『オルカン』と『S&P500』を半分ずつ買う問題
2025年2月19日
こんにちは。
投資信託クリニックの カン・チュンド です。
なるほど、
お気持ちはよく分かります。
SNSでも
「オルカン」「S&P500」って連呼されていますし。
また、日経新聞の報道でも、
NISA口座において、
「eMAXIS Slim全世界株式(オール・カントリー)」と「eMAXIS Slim米国株式(S&P500)」への資金流入額は、他のファンド群を圧倒していると記されています。
名前が異なる、
圧倒的知名度を誇る上記『2つの投資信託』を、
ここから、
その消費者本位の視点で記したいと思います。
全世界株式(オール・カントリー)と
米国株式(S&P500)という、
まったく違う名前の製品があれば、それはまったく別種の金融商品である。
したがって、
これらを『1/2ずつ』持つことは、
何かしらのリスク分散、安全性を保持することにつながるのでは・・?と思ってしまうわけです。
と、ここで残念なお知らせです。
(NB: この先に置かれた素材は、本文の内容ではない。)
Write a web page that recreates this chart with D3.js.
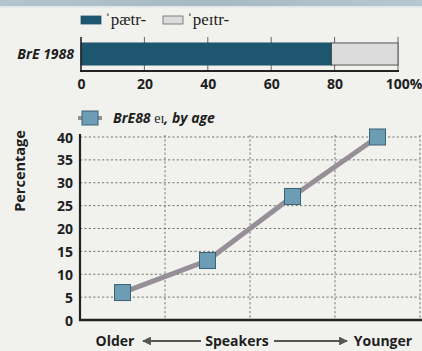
<!DOCTYPE html>
<html>
<head>
<meta charset="utf-8">
<script src="https://cdn.jsdelivr.net/npm/d3@7"></script>
<style>
  html, body { margin: 0; padding: 0; background: #f1f1ee; }
  svg { display: block; }
  .sans { font-family: "Open Sans", "Noto Sans", sans-serif; font-weight: 700; fill: #1e1e1e; }
  .serif { font-family: "Liberation Serif", "DejaVu Serif", serif; fill: #1e1e1e; }
</style>
</head>
<body>
<svg id="chart" width="422" height="351"></svg>
<script>
// Share of the two pronunciations, BrE 1988 poll
const pronunciations = ["ˈpætr-", "ˈpeɪtr-"];
const shares = [79, 21];
const pollLabel = "BrE 1988";
const shareTicks = [0, 20, 40, 60, 80, 100];

// eɪ percentage by age group
const ageGroups = ["Oldest", "Older-middle", "Younger-middle", "Youngest"];
const eiByAge = [6, 13, 27, 40];
const percentTicks = [0, 5, 10, 15, 20, 25, 30, 35, 40];

const svg = d3.select("#chart");
const W = 422, H = 351;

// header band
const defs = svg.append("defs");
const grad = defs.append("linearGradient").attr("id", "band").attr("x1", 0).attr("x2", 1);
grad.append("stop").attr("offset", "0%").attr("stop-color", "#b3c4cc");
grad.append("stop").attr("offset", "50%").attr("stop-color", "#a6bac5");
grad.append("stop").attr("offset", "100%").attr("stop-color", "#b7c7cf");
svg.append("rect").attr("x", 0).attr("y", 0).attr("width", W).attr("height", 6).attr("fill", "url(#band)");
svg.append("rect").attr("x", 0).attr("y", 6).attr("width", W).attr("height", 1.5).attr("fill", "#dfe5e8");

// ---------- stacked share bar ----------
const colors = ["#1d566e", "#dcdcdc"];
const xs = d3.scaleLinear().domain([0, 100]).range([81, 398]);
const barTop = 37, barBottom = 71;
const yb = d3.scaleBand().domain([pollLabel]).range([barTop, barBottom]).paddingInner(0).paddingOuter(0.27);

// vertical grid
svg.append("g").selectAll("line").data(shareTicks.slice(1)).join("line")
  .attr("x1", d => xs(d)).attr("x2", d => xs(d))
  .attr("y1", barTop).attr("y2", barBottom)
  .attr("stroke", "#555").attr("stroke-width", 0.9);

// segments
let acc = 0;
const segs = shares.map((v, i) => { const s = { x0: acc, x1: acc + v, i }; acc += v; return s; });
svg.append("g").selectAll("rect").data(segs).join("rect")
  .attr("x", d => xs(d.x0)).attr("width", d => xs(d.x1) - xs(d.x0))
  .attr("y", yb(pollLabel)).attr("height", yb.bandwidth())
  .attr("fill", d => colors[d.i])
  .attr("stroke", d => d.i === 0 ? "#1d566e" : "#444")
  .attr("stroke-width", 0.9);

// axis lines
svg.append("line").attr("x1", xs(0)).attr("x2", xs(0)).attr("y1", barTop).attr("y2", barBottom + 1)
  .attr("stroke", "#222").attr("stroke-width", 1.6);
svg.append("line").attr("x1", xs(0) - 1).attr("x2", xs(100) + 1).attr("y1", barBottom).attr("y2", barBottom)
  .attr("stroke", "#222").attr("stroke-width", 2.2);

// tick labels
const xAxisTop = d3.axisBottom(xs).tickValues(shareTicks).tickSize(0)
  .tickFormat(d => d === 100 ? "100%" : d);
const gx = svg.append("g").attr("transform", `translate(0,${barBottom + 5})`).call(xAxisTop);
gx.select(".domain").remove();
gx.selectAll("text").attr("class", "sans").style("font-size", "14px");
gx.selectAll("text").filter(d => d === 100).attr("dx", "0.4em");

svg.append("text").attr("class", "sans").attr("x", 74).attr("y", yb(pollLabel) + yb.bandwidth() / 2 + 5)
  .attr("text-anchor", "end").style("font-style", "italic").style("font-size", "14px").text(pollLabel);

// legend
const leg = svg.append("g");
const legX = [81, 163];
pronunciations.forEach((p, i) => {
  leg.append("rect").attr("x", legX[i]).attr("y", 16).attr("width", 20).attr("height", 8)
    .attr("fill", colors[i]).attr("stroke", i === 0 ? "#1d566e" : "#666").attr("stroke-width", 0.8);
  leg.append("text").attr("class", "serif").attr("x", legX[i] + 24).attr("y", 25)
    .style("font-size", "17px").text(p);
});

// ---------- line chart ----------
const plotL = 80, plotR = 420, plotT = 137, plotB = 320;
const xb = d3.scaleBand().domain(ageGroups).range([plotL, plotR]);
const y = d3.scaleLinear().domain([0, 40]).range([plotB, plotT]);

const grid = svg.append("g").attr("stroke", "#666").attr("stroke-width", 0.9).attr("stroke-dasharray", "2.2,2.2");
grid.selectAll("line.h").data(percentTicks.slice(1)).join("line").attr("class", "h")
  .attr("x1", plotL).attr("x2", plotR).attr("y1", d => y(d)).attr("y2", d => y(d));
grid.selectAll("line.v").data(ageGroups).join("line").attr("class", "v")
  .attr("x1", d => xb(d) + xb.bandwidth()).attr("x2", d => xb(d) + xb.bandwidth())
  .attr("y1", plotT - 2).attr("y2", plotB);

// axes
const gy = svg.append("g").attr("transform", `translate(${plotL - 4},0)`)
  .call(d3.axisLeft(y).tickValues(percentTicks).tickSize(0));
gy.select(".domain").remove();
gy.selectAll("text").attr("class", "sans").style("font-size", "14px").attr("dy", "0.36em");

svg.append("line").attr("x1", plotL).attr("x2", plotL).attr("y1", plotT - 3).attr("y2", plotB + 1)
  .attr("stroke", "#222").attr("stroke-width", 2.2);
svg.append("line").attr("x1", plotL - 1).attr("x2", W).attr("y1", plotB).attr("y2", plotB)
  .attr("stroke", "#222").attr("stroke-width", 2.4);

svg.append("text").attr("class", "sans").attr("transform", `translate(25,171) rotate(-90)`)
  .attr("text-anchor", "middle").style("font-size", "14.5px").text("Percentage");

// series
const line = d3.line().x(d => xb(d.g) + xb.bandwidth() / 2).y(d => y(d.v));
const pts = ageGroups.map((g, i) => ({ g, v: eiByAge[i] }));
svg.append("path").datum(pts).attr("d", line).attr("fill", "none")
  .attr("stroke", "#968f97").attr("stroke-width", 5);
const sq = 16;
svg.append("g").selectAll("rect").data(pts).join("rect")
  .attr("x", d => xb(d.g) + xb.bandwidth() / 2 - sq / 2)
  .attr("y", d => y(d.v) - sq / 2)
  .attr("width", sq).attr("height", sq)
  .attr("fill", "#6c9db4").attr("stroke", "#3b6275").attr("stroke-width", 1);

// series legend
svg.append("line").attr("x1", 78).attr("x2", 102).attr("y1", 118).attr("y2", 118)
  .attr("stroke", "#968f97").attr("stroke-width", 4);
svg.append("rect").attr("x", 82).attr("y", 111).attr("width", 16).attr("height", 14)
  .attr("fill", "#6c9db4").attr("stroke", "#3b6275").attr("stroke-width", 1);
const lt = svg.append("text").attr("x", 113).attr("y", 123).style("font-size", "14px");
lt.append("tspan").attr("class", "sans").style("font-style", "italic").text("BrE88 ");
lt.append("tspan").attr("class", "serif").style("font-size", "14px").text("eɪ");
lt.append("tspan").attr("class", "sans").style("font-style", "italic").text(", by age");

// x caption with arrows
defs.append("marker").attr("id", "head").attr("viewBox", "0 0 10 10").attr("refX", 9).attr("refY", 5)
  .attr("markerWidth", 5).attr("markerHeight", 4).attr("orient", "auto-start-reverse")
  .append("path").attr("d", "M0,0 L10,5 L0,10 Z").attr("fill", "#555");
const capY = 346;
svg.append("text").attr("class", "sans").attr("x", 115).attr("y", capY).attr("text-anchor", "middle")
  .style("font-size", "14px").text("Older");
svg.append("text").attr("class", "sans").attr("x", 237).attr("y", capY).attr("text-anchor", "middle")
  .style("font-size", "14px").text("Speakers");
svg.append("text").attr("class", "sans").attr("x", 383).attr("y", capY).attr("text-anchor", "middle")
  .style("font-size", "14px").text("Younger");
svg.append("line").attr("x1", 201).attr("x2", 143).attr("y1", capY - 5).attr("y2", capY - 5)
  .attr("stroke", "#555").attr("stroke-width", 2.2).attr("marker-end", "url(#head)");
svg.append("line").attr("x1", 274).attr("x2", 347).attr("y1", capY - 5).attr("y2", capY - 5)
  .attr("stroke", "#555").attr("stroke-width", 2.2).attr("marker-end", "url(#head)");
</script>
</body>
</html>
。
全世界株式(オール・カントリー)
米国株式(S&P500)、
『名前』はぜんぜん違いますが、
『牛丼』と『ねぎ玉牛丼』くらい中身は似ています。
ヘンな表現で恐縮なのですが、
自宅のダイニングテーブルで、
・・どんな感じになりますか?・・
つまり、
「オルカン」「S&P500」を半分ずつ積み立てても、
全体的な傾向としては、
特に米国の巨大テック企業の株をたくさん食べる、いや、たくさん保有することになります。
何しろ、
「オルカン」「S&P500」とも、
上位組み入れ10銘柄がほとんど変わらないのです。
画像元)月次レポート
「eMAXIS Slim全世界株式(オール・カントリー)」
画像元)月次レポート
「eMAXIS Slim米国株式(S&P500)」
両者を『半分ずつ』購入しても、
すでにたくさん持っている銘柄を、さらに買い増すだけになってしまいます。
あっ、もちろん『牛丼』そのものは美味しいのですよ。
でも、
すでに『牛丼』を食しているなら、
違うタイプの食品を選ぶほうが
食事のバランスはよくなります。
(別途)カレーを頼むとか。
(別途)サラダを頼むとか。
もしもあなたが、
全世界株式(オール・カントリー)にプラスして、
あるいは
米国株式(S&P500)にプラスして、
何か別の投資信託を買いたいなら、
そうすることではじめて、分けて購入する意味(分散効果)が生まれます。
『オルカン』と『S&P500』のファンドを1/2ずつ買っても、実は分散効果はなく、逆に集中効果を生んでしまうわけです。
資産運用でいちばん難しいのは、気持ち(感情)をうまく取り込みつつ、おおもとでは理屈(サイエンス)で行為を捉えることなのでしょう。